PETER RAMSEY : Un de nos thèmes est que n’importe qui peut être derrière le masque, que l’esprit de Spider-Man dépasse l’individu. Peu importent les pouvoirs, ce qui compte c’est la personne que vous êtes.
CHRIS MILLER : L’excitation autour du film vient d’un style visuel révolutionnaire, qui en fait un film de comic book plus littéral que tous les autres. On avait l’opportunité de créer quelque chose de vraiment nouveau.
RODNEY ROTHMAN : Ça tient aussi au scénario, qui s’intéresse à des univers parallèles. Cela permet de multiplier les versions de Spider-Man, de faire un clin d’œil à des décennies d’histoires parues dans les comics, tout en installant Miles comme le héros d’un pur récit d’initiation, où il est entouré de gens qui ont vécu la même chose que lui. La beauté du truc, c’est qu’il vit dans un univers où Peter Parker existe également et lui sert de mentor.
PHIL LORD : Personne n’a encore vu Peter Parker dans ce rôle au cinéma.

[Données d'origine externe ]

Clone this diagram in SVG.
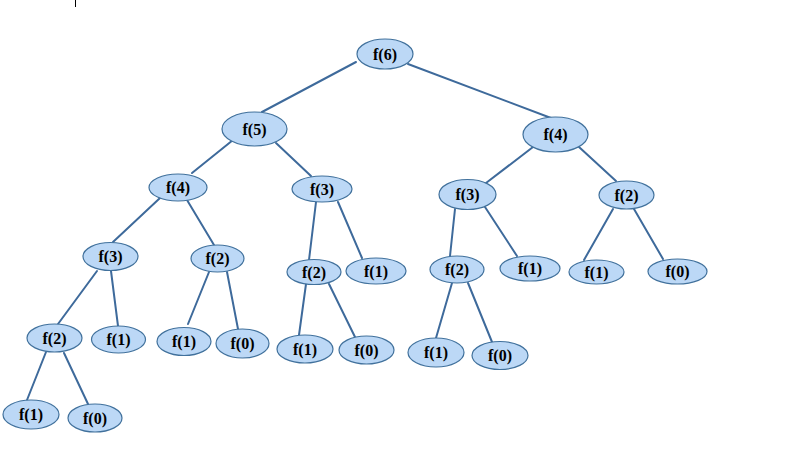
<svg xmlns="http://www.w3.org/2000/svg" width="785" height="449" viewBox="0 0 785 449">
<style>
.n ellipse{fill:#bcd8f6;stroke:#41719c;stroke-width:1.2}
.n text{font-family:"Liberation Serif",serif;font-weight:bold;font-size:16px;fill:#000;text-anchor:middle;dominant-baseline:central}
#edges line{stroke:#3e6a9b;stroke-width:2;stroke-linecap:round}
</style>
<rect width="785" height="449" fill="#fff"/>
<line x1="75.5" y1="0" x2="75.5" y2="7" stroke="#000" stroke-width="1"/>
<g id="edges">
<line x1="356" y1="62" x2="262" y2="112"/>
<line x1="408" y1="64" x2="551" y2="118"/>
<line x1="233" y1="140" x2="192" y2="173"/>
<line x1="276" y1="143" x2="311" y2="176"/>
<line x1="533" y1="147" x2="486" y2="183"/>
<line x1="579" y1="147" x2="616" y2="181"/>
<line x1="160" y1="198" x2="113" y2="242"/>
<line x1="187" y1="200" x2="214" y2="245"/>
<line x1="316" y1="202" x2="309" y2="260"/>
<line x1="338" y1="202" x2="362" y2="258"/>
<line x1="455" y1="209" x2="450" y2="256"/>
<line x1="485" y1="207" x2="517" y2="256"/>
<line x1="613" y1="209" x2="584" y2="260"/>
<line x1="634" y1="209" x2="663" y2="259"/>
<line x1="97" y1="271" x2="58" y2="324"/>
<line x1="111" y1="271" x2="118" y2="326"/>
<line x1="209" y1="272" x2="188" y2="324"/>
<line x1="227" y1="272" x2="238" y2="329"/>
<line x1="306" y1="284" x2="299" y2="335"/>
<line x1="329" y1="284" x2="355" y2="337"/>
<line x1="452" y1="283" x2="436" y2="338"/>
<line x1="468" y1="283" x2="492" y2="342"/>
<line x1="46" y1="352" x2="27" y2="400"/>
<line x1="64" y1="353" x2="88" y2="404"/>
</g>
<g id="n6" class="n"><ellipse cx="385" cy="54" rx="28" ry="15"/><text x="385" y="54">f(6)</text></g>
<g id="n5" class="n"><ellipse cx="254.5" cy="129" rx="32.5" ry="17"/><text x="254.5" y="129">f(5)</text></g>
<g id="n4r" class="n"><ellipse cx="555.5" cy="134.5" rx="32.5" ry="17.5"/><text x="555.5" y="134.5">f(4)</text></g>
<g id="n4l" class="n"><ellipse cx="178" cy="187.5" rx="29" ry="13.5"/><text x="178" y="187.5">f(4)</text></g>
<g id="n3m" class="n"><ellipse cx="322" cy="189" rx="30" ry="13"/><text x="322" y="189">f(3)</text></g>
<g id="n3r" class="n"><ellipse cx="467.5" cy="194.5" rx="28.5" ry="15"/><text x="467.5" y="194.5">f(3)</text></g>
<g id="n2rr" class="n"><ellipse cx="626.5" cy="195" rx="27.5" ry="14"/><text x="626.5" y="195">f(2)</text></g>
<g id="n3l" class="n"><ellipse cx="110.5" cy="256.5" rx="27.5" ry="14"/><text x="110.5" y="256.5">f(3)</text></g>
<g id="n2l" class="n"><ellipse cx="217.5" cy="258.5" rx="26.5" ry="13.5"/><text x="217.5" y="258.5">f(2)</text></g>
<g id="n2m" class="n"><ellipse cx="314" cy="272" rx="27" ry="12.5"/><text x="314" y="272">f(2)</text></g>
<g id="n1m" class="n"><ellipse cx="376" cy="271" rx="30" ry="13"/><text x="376" y="271">f(1)</text></g>
<g id="n2r" class="n"><ellipse cx="457" cy="269.5" rx="27" ry="13.5"/><text x="457" y="269.5">f(2)</text></g>
<g id="n1r" class="n"><ellipse cx="530" cy="268.5" rx="30" ry="12.5"/><text x="530" y="268.5">f(1)</text></g>
<g id="n1rr" class="n"><ellipse cx="596.5" cy="272" rx="27.5" ry="12"/><text x="596.5" y="272">f(1)</text></g>
<g id="n0rr" class="n"><ellipse cx="677.5" cy="271.5" rx="29.5" ry="12.5"/><text x="677.5" y="271.5">f(0)</text></g>
<g id="n2ll" class="n"><ellipse cx="54.5" cy="338" rx="27.5" ry="14"/><text x="54.5" y="338">f(2)</text></g>
<g id="n1ll" class="n"><ellipse cx="118.5" cy="339.5" rx="27" ry="13.5"/><text x="118.5" y="339.5">f(1)</text></g>
<g id="n1l" class="n"><ellipse cx="184" cy="341.5" rx="27" ry="14"/><text x="184" y="341.5">f(1)</text></g>
<g id="n0l" class="n"><ellipse cx="242.5" cy="343.5" rx="26.5" ry="14.5"/><text x="242.5" y="343.5">f(0)</text></g>
<g id="n1mb" class="n"><ellipse cx="305" cy="349" rx="28" ry="14"/><text x="305" y="349">f(1)</text></g>
<g id="n0mb" class="n"><ellipse cx="366.5" cy="350" rx="27.5" ry="14"/><text x="366.5" y="350">f(0)</text></g>
<g id="n1rb" class="n"><ellipse cx="436" cy="352.5" rx="28" ry="14.5"/><text x="436" y="352.5">f(1)</text></g>
<g id="n0rb" class="n"><ellipse cx="500" cy="355.5" rx="28" ry="14"/><text x="500" y="355.5">f(0)</text></g>
<g id="n1b" class="n"><ellipse cx="31" cy="414.5" rx="28" ry="14.5"/><text x="31" y="414.5">f(1)</text></g>
<g id="n0b" class="n"><ellipse cx="95" cy="418" rx="27" ry="14"/><text x="95" y="418">f(0)</text></g>
</svg>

PETER RAMSEY :C’est une façon de transmettre l’idée qui se cache derrière le personnage de façon plus claire. « Un grand pouvoir implique de grandes responsabilités », ça parle à tout le monde. Sauf que raconter cette histoire à travers Miles Morales et non plus Peter Parker permet de mieux comprendre Spider-Man.
BOB PERSICHETTI : Il devient un concept autant qu’un personnage. On a utilisé ça comme un outil de narration afin de renouveler un mythe très familier.
PHIL LORD : Sans pour autant l’abîmer. Il fallait garder l’essentiel de ce que Spider-Man transmet aux jeunes : même si vous ne vous sentez pas intégrés, vous avez ce qu’il faut pour être un héros, vos choix moraux sont importants.
CHRIS MILLER : On est tous submergés par la vie. Mais si on a l’opportunité d’aider des gens, on doit le faire. C’est vrai pour toutes les incarnations de Spider-Man. En discutant des thèmes qu’on voulait explorer, on s’est questionnés sur ce qu’est réellement Spider-Man, ce que ses différentes versions ont en commun. Ça nous a permis de capturer son essence.
PETER RAMSEY : Il y a quelque chose de profondément lié à l’adolescence dans le mythe de Spider-Man. Homecoming a refait de lui un lycéen sur grand écran et je pense que c’était la voie à suivre. Il faut que ce soit une photo de l’adolescence de son époque. Du moins d’une certaine adolescence.
BOB PERSICHETTI : Nous sommes trois réalisateurs aux origines très diverses, avec des idées assez précises de ce que représente le personnage pour nous, que ce soit dans les comics ou sur le grand écran. C’était très précieux pour un projet avec autant de Spider-Men. Ça nous a aidés à trouver certaines lignes directrices et à pousser l’histoire plus loin... Je crois que le cœur du sujet est qu’un ado solitaire et différent peut réaliser que bien d’autres sont dans le même cas que lui, même s’ils ne lui ressemblent pas physiquement. Et on l’a vécu tous les trois, ça ! C’était l’art qui imitait la vie et la vie qui imitait l’art. (Rires.)
PHIL LORD : Quand on a testé New Generation, on a demandé au panel de spectateurs quelle en était la cible. Et ils nous ont répondu : « Tout le monde. » Les grands pensent que le film a été fait pour eux, les gamins aussi. Alors que les films en live action visaient davantage un public ado ou adulte. Je n’ai pas d’explication sur l’universalité de notre projet. On voulait juste faire un truc bien, qui nous rende heureux! Et on est sûrement restés assez enfants dans nos têtes pour réussir à toucher plusieurs générations. C’est peut-être ça le secret, finalement : le regarder avec des yeux de mômes.